The amendment also contains an inherent contradiction between issuing guidance on policy, which must be in general terms, and ensuring that it is appropriate to the
“individual circumstances of a particular case”.
The Lord Advocate cannot say what would be appropriate in every conceivable set of individual circumstances.
I hope that Richard Lyle will take reassurance from the fact that, at stage 2, the lead committee heard from the Lord Advocate that guidance will be prepared and issued to the chief constable. The Lord Advocate said:
“If the bill is passed, I intend to issue Lord Advocate’s guidelines to the chief constable of Police Scotland on the investigation and reporting of allegations of assaults by parents on children. Those guidelines and prosecutorial policy will support a proportionate and appropriate response to the individual circumstances of particular cases.”—[
Official Report, Equalities and Human Rights Committee,
6 June 2019; c 3.]
The phrase “proportionate and appropriate” is very important, as it is the phrase that Richard Lyle used.
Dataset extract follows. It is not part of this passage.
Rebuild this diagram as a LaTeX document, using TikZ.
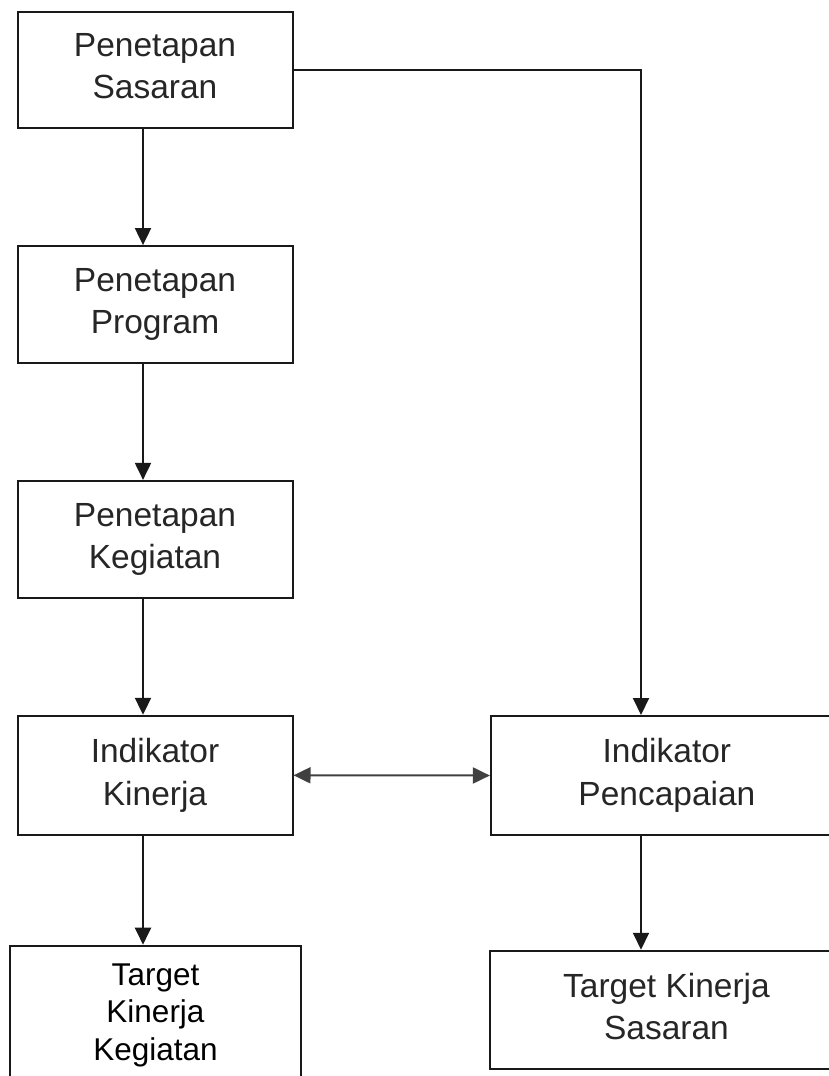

The Lord Advocate went on to say:
“we are already in discussion with Police Scotland about the shape and parameters of guidelines. That is under active consideration. I certainly intend to issue guidelines as near as possible to the coming into force of the legislation. I issue guidelines to the chief constable, and it is then his responsibility to disseminate the instructions to his officers on the ground.”—[
Official Report, Equalities and Human Rights Committee,
6 June 2019; c 9.]
Importantly, the Lord Advocate also set out details of the current publicly available prosecution code, which contains comment on the public interest test and how the best interests of the child are central to decision making. We also heard about that from Police Scotland and social workers, who are at the front line of dealing with such issues. The amendment is therefore likely to cause confusion as to whether section 1 is in force and add no value to the work that the Lord Advocate has already confirmed is under way.
I hope that that provides some assurance to Richard Lyle. If he presses his amendment, I ask colleagues not to support it.
Today, during a school visit by Taylor high school, I was asked what I believe in. I believe in the rule of law and I believe that I should stand up and share my concerns at each and every opportunity, and that, most of the time, I should listen to my constituents who have emailed me, sharing their concerns regarding the bill.
I also believe that I should be allowed to share those concerns and I therefore thank every member in the chamber for listening to my concerns without a single interruption, for a change. I also thank John Finnie for the discussion that we had.
Members lodge amendments and sometimes we later think about them and have a change of mind. With regard to the minister’s comments, I believe that the Lord Advocate has now indicated that he will begin discussions with Police Scotland, with a view to producing procedural guidance. It is a feature of our law that the police are not obliged to report every crime: they report according to the parameters that the Lord Advocate lays down, and prosecutors are not obliged to prosecute every crime.
Due to those assurances, I will not press my amendment. However, I believe that I have made the point for safeguarding and I have made the point that, as far as I am concerned, assurances have been made. Therefore, I am not pressing my amendment 1.